It is possible, indeed, that the Hetman made sure of destroying the Viceroy on the following day. In fact, all his measures were so well planned, that at the moment when the army of Italy, after an unquiet and disorderly march, came in sight of Dukhowtchina, a town yet uninjured, and was joyfully hastening forward to shelter itself there, several thousand Cossacks sallied forth from it with cannon, and suddenly stopped its progress: at the same time Platof, with all his hordes, came up and attacked its rear-guard and both flanks.

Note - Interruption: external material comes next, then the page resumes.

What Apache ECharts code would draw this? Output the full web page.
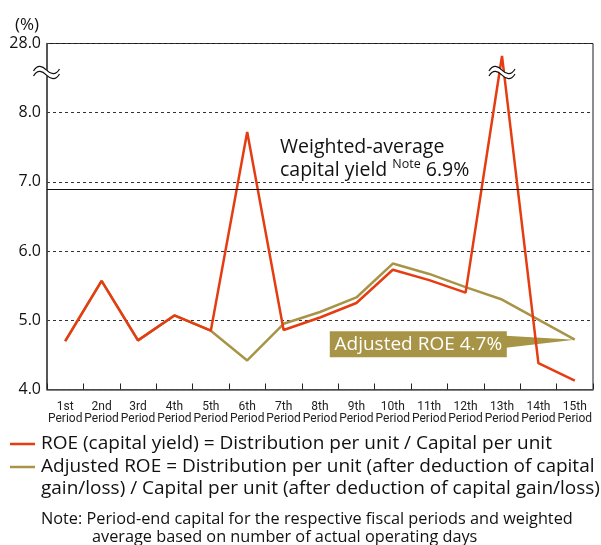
<!DOCTYPE html>
<html><head><meta charset="utf-8">
<script src="https://cdn.jsdelivr.net/npm/echarts@6/dist/echarts.min.js"></script>
<style>html,body{margin:0;padding:0;background:#fff}#c{width:601px;height:545px}</style>
</head><body><div id="c"></div>
<script>
// ---- data ----
const periods = ['1st','2nd','3rd','4th','5th','6th','7th','8th','9th','10th','11th','12th','13th','14th','15th'];
// ROE (capital yield) in %, as plotted (13th period is above the axis break)
const roe = [4.70, 5.57, 4.71, 5.07, 4.85, 7.72, 4.86, 5.04, 5.25, 5.73, 5.58, 5.40, 8.82, 4.38, 4.13];
// Adjusted ROE in %
const adjustedRoe = [4.70, 5.57, 4.71, 5.07, 4.85, 4.42, 4.95, 5.12, 5.33, 5.82, 5.67, 5.48, 5.30, 5.01, 4.72];
const weightedAverage = 6.9;
const yTicks = [4, 5, 6, 7, 8, 9];
const yTickLabels = ['4.0', '5.0', '6.0', '7.0', '8.0', '28.0']; // top tick is beyond the axis break
const breakValue = 8.58;
const legendTexts = [
  ['ROE (capital yield) = Distribution per unit / Capital per unit'],
  ['Adjusted ROE = Distribution per unit (after deduction of capital', 'gain/loss) / Capital per unit (after deduction of capital gain/loss)']
];
const noteTexts = ['Note: Period-end capital for the respective fiscal periods and weighted', 'average based on number of actual operating days'];

const RED = '#E63C12', OLIVE = '#A89446';
const FONT = "'Open Sans','Noto Sans',sans-serif";
const NARROW = "Roboto,sans-serif";

const chart = echarts.init(document.getElementById('c'), null, {renderer: 'canvas'});
const GRID = {left: 47, right: 8, top: 43.5, bottom: 155.5};
chart.setOption({
  animation: false,
  backgroundColor: '#fff',
  grid: Object.assign({show: true, borderColor: '#1a1a1a', borderWidth: 1, backgroundColor: 'transparent'}, GRID),
  xAxis: {
    type: 'category', data: periods, boundaryGap: true,
    axisLine: {lineStyle: {color: '#555', width: 1.5}},
    axisTick: {show: true, inside: true, length: 6, lineStyle: {color: '#222'}},
    axisLabel: {interval: 0, formatter: v => v + '\nPeriod', fontSize: 12, lineHeight: 12, color: '#222', margin: 11, fontFamily: NARROW},
    splitLine: {show: false}
  },
  yAxis: {
    type: 'value', min: 4, max: 9, interval: 1,
    axisLine: {show: true, lineStyle: {color: '#444', width: 1.5}},
    axisTick: {show: false},
    axisLabel: {formatter: v => yTickLabels[yTicks.indexOf(v)], fontSize: 16, color: '#111', margin: 6, fontFamily: FONT},
    splitLine: {show: true, lineStyle: {type: [3, 3], color: '#333', width: 1}}
  },
  series: [
    {name: 'Adjusted ROE', type: 'line', data: adjustedRoe, symbol: 'none', lineStyle: {color: OLIVE, width: 2.5}, z: 3},
    {name: 'ROE', type: 'line', data: roe, symbol: 'none', lineStyle: {color: RED, width: 2.5}, z: 4,
     markLine: {silent: true, symbol: 'none', label: {show: false}, lineStyle: {color: '#111', type: 'solid', width: 1},
       data: [{yAxis: weightedAverage}]}}
  ]
});

// ---- annotations positioned from the chart's scales ----
const yBreak = chart.convertToPixel({yAxisIndex: 0}, breakValue);
const x13 = chart.convertToPixel({xAxisIndex: 0}, 12);
const tip = chart.convertToPixel({gridIndex: 0}, [14, adjustedRoe[14]]);

// wave "~" made of two cubic segments, relative to centre
const waveSegs = [[[-13, 1], [-9, -6], [-4, -4], [0, 0]], [[0, 0], [4, 4], [9, 6], [13, -1]]];
function bez(p, t) {
  const u = 1 - t;
  return [u*u*u*p[0][0] + 3*u*u*t*p[1][0] + 3*u*t*t*p[2][0] + t*t*t*p[3][0],
          u*u*u*p[0][1] + 3*u*u*t*p[1][1] + 3*u*t*t*p[2][1] + t*t*t*p[3][1]];
}
function breakMark(cx, cy) {
  const gap = 5;
  const upper = [];
  waveSegs.forEach(s => { for (let i = 0; i <= 12; i++) upper.push(bez(s, i / 12)); });
  const lower = upper.map(p => [p[0], p[1] + gap]).reverse();
  const children = [{type: 'polygon', shape: {points: upper.concat(lower)}, style: {fill: '#fff'}, z: 100}];
  [0, gap].forEach(dy => waveSegs.forEach(s => children.push({
    type: 'bezierCurve', z: 101,
    shape: {x1: s[0][0], y1: s[0][1] + dy, cpx1: s[1][0], cpy1: s[1][1] + dy, cpx2: s[2][0], cpy2: s[2][1] + dy, x2: s[3][0], y2: s[3][1] + dy},
    style: {stroke: '#111', lineWidth: 1.2, fill: null}
  })));
  return {type: 'group', x: cx, y: cy, z: 100, children};
}

const boxRight = tip[0] - 68, boxW = 177, boxH = 26, boxCy = tip[1] + 4.5;
const graphics = [
  {type: 'text', x: 15, y: 25, style: {text: '(%)', font: '17px ' + FONT, fill: '#111', verticalAlign: 'middle'}},
  breakMark(GRID.left - 0.5, yBreak - 2.5),
  breakMark(x13, yBreak - 2.5),
  {type: 'text', x: 280, y: 147, z: 50, style: {text: 'Weighted-average', font: '19.5px ' + FONT, fill: '#111', verticalAlign: 'middle'}},
  {type: 'text', x: 280, y: 170, z: 50, style: {
    text: '{a|capital yield }{s|Note}{a| ' + weightedAverage.toFixed(1) + '%}',
    verticalAlign: 'middle', fill: '#111',
    rich: {a: {fontSize: 19.5, fontFamily: FONT, lineHeight: 24, fill: '#111'},
           s: {fontSize: 12.5, fontFamily: FONT, lineHeight: 14, verticalAlign: 'top', fill: '#111'}}}},
  {type: 'polygon', z: 1, shape: {points: [[boxRight - 1, tip[1] - 4], [tip[0], tip[1]], [boxRight - 1, tip[1] + 8]]}, style: {fill: OLIVE}},
  {type: 'rect', z: 1, shape: {x: boxRight - boxW, y: boxCy - boxH / 2, width: boxW, height: boxH}, style: {fill: OLIVE}},
  {type: 'text', z: 2, x: boxRight - boxW / 2, y: boxCy, style: {text: 'Adjusted ROE ' + adjustedRoe[14].toFixed(1) + '%', font: '19px ' + FONT, fill: '#fff', align: 'center', verticalAlign: 'middle'}},
  // legend
  {type: 'line', shape: {x1: 10, y1: 444, x2: 35, y2: 444}, style: {stroke: RED, lineWidth: 2.5}},
  {type: 'text', x: 41, y: 444, style: {text: legendTexts[0][0], font: '19px ' + FONT, fill: '#111', verticalAlign: 'middle'}},
  {type: 'line', shape: {x1: 10, y1: 467, x2: 35, y2: 467}, style: {stroke: OLIVE, lineWidth: 2.5}},
  {type: 'text', x: 41, y: 466.5, style: {text: legendTexts[1][0], font: '19px ' + FONT, fill: '#111', verticalAlign: 'middle'}},
  {type: 'text', x: 41, y: 489, style: {text: legendTexts[1][1], font: '19px ' + FONT, fill: '#111', verticalAlign: 'middle'}},
  {type: 'text', x: 41, y: 519, style: {text: noteTexts[0], font: '16.3px ' + FONT, fill: '#111', verticalAlign: 'middle'}},
  {type: 'text', x: 92, y: 537.5, style: {text: noteTexts[1], font: '16.3px ' + FONT, fill: '#111', verticalAlign: 'middle'}}
];
chart.setOption({graphic: graphics});
</script></body></html>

Persons, who were eye-witnesses, assert that a complete tumult and disorder then ensued; that the disbanded men, the women, and the attendants, ran over one another, and broke quite through the ranks; that, in short, there was a moment when this unfortunate army was but a shapeless mass, a mere rabble rout whirling round and round. All seemed to be lost; but the coolness of the Prince and the efforts of the officers saved all. The best men disengaged themselves; the ranks were again formed. They advanced, firing a few volleys, and the enemy, who had every thing on his side excepting courage, the only advantage yet left us, opened and retired, confining himself to a mere demonstration.
The army took his place still warm in that town, beyond which he went to bivouac, and to prepare similar surprises to the very gates of Smolensk. For this disaster at the Wop had made the Viceroy give up the idea of separating from the Emperor; there these hordes grew bolder; they surrounded the 14th division. When Prince Eugene would have gone to its relief, the men and their officers, stiffened with a cold of twenty degrees, which the wind rendered most piercing, continued stretched on the warm ashes of their fires. To no purpose did he point out to them their comrades surrounded, the enemy approaching, the bullets and balls which were already reaching them; they refused to rise, protesting that they would rather perish than any longer have to endure such cruel hardships. The vedettes themselves had abandoned their posts. Prince Eugene nevertheless contrived to save his rear-guard.
It was in returning with it towards Smolensk that his stragglers had been driven back on Ney's troops, to whom they communicated their panic; all hurried together towards the Dnieper; here they crowded together at the entrance of the bridge, without thinking of defending themselves, when a charge made by the 4th regiment stopped the advance of the enemy.
Its colonel, young Fezenzac, contrived to infuse fresh life into these men who were half perished with cold. There, as in every thing that can be called action, was manifested the superiority of the sentiments of the soul over the sensations of the body; for every physical sensation tended to encourage despondency and flight; nature advised it with her hundred most urgent voices; and yet a few words of honour were sufficient to produce the most heroic devotedness. The soldiers of the 4th regiment rushed like furies upon the enemy, against the mountain of snow and ice of which he had taken possession, and in the teeth of the northern hurricane, for they had every thing against them. Ney himself was obliged to moderate their impetuosity.
A reproach from their colonel effected this change. These private soldiers devoted themselves, that they might not be wanting to their own characters, from that instinct which requires courage in a man, as well as from habit and the love of glory. A splendid word for so obscure a situation! For, what is the glory of a common soldier, who perishes unseen, who is neither praised, censured, nor regretted, but by his own division of a company! The circle of each, however, is sufficient for him: a small society embraces the same passions as a large one. The proportions of the bodies differ; but they are composed of the same elements; it is the same life that animates them, and the looks of a platoon stimulate a soldier, just as those of an army inflame a general.
CHAP. XIV.
At length the army again beheld Smolensk; it approached the term so often held forth to its sufferings. The soldiers pointed it out to each other. There was that land of promise where their famine was to find abundance, their fatigue rest; where bivouacs in a cold of nineteen degrees would be forgotten in houses warmed by good fires. There they should enjoy refreshing sleep; there they might repair their apparel; there they should be furnished with new shoes and garments adapted to the climate.
At this sight, the corps d'élite, some soldiers, and the veteran regiments, alone kept their ranks; the rest ran forward with all possible speed. Thousands of men, chiefly unarmed, covered the two steep banks of the Borysthenes: they crowded in masses round the lofty walls and gates of the city; but their disorderly multitude, their haggard faces, begrimed with dirt and smoke, their tattered uniforms and the grotesque habiliments which they had substituted for them, in short, their strange, hideous look, and their extreme ardour, excited alarm. It was conceived that if the irruption of this crowd, maddened with hunger, were not repelled, a general pillage would be the consequence, and the gates were closed against it.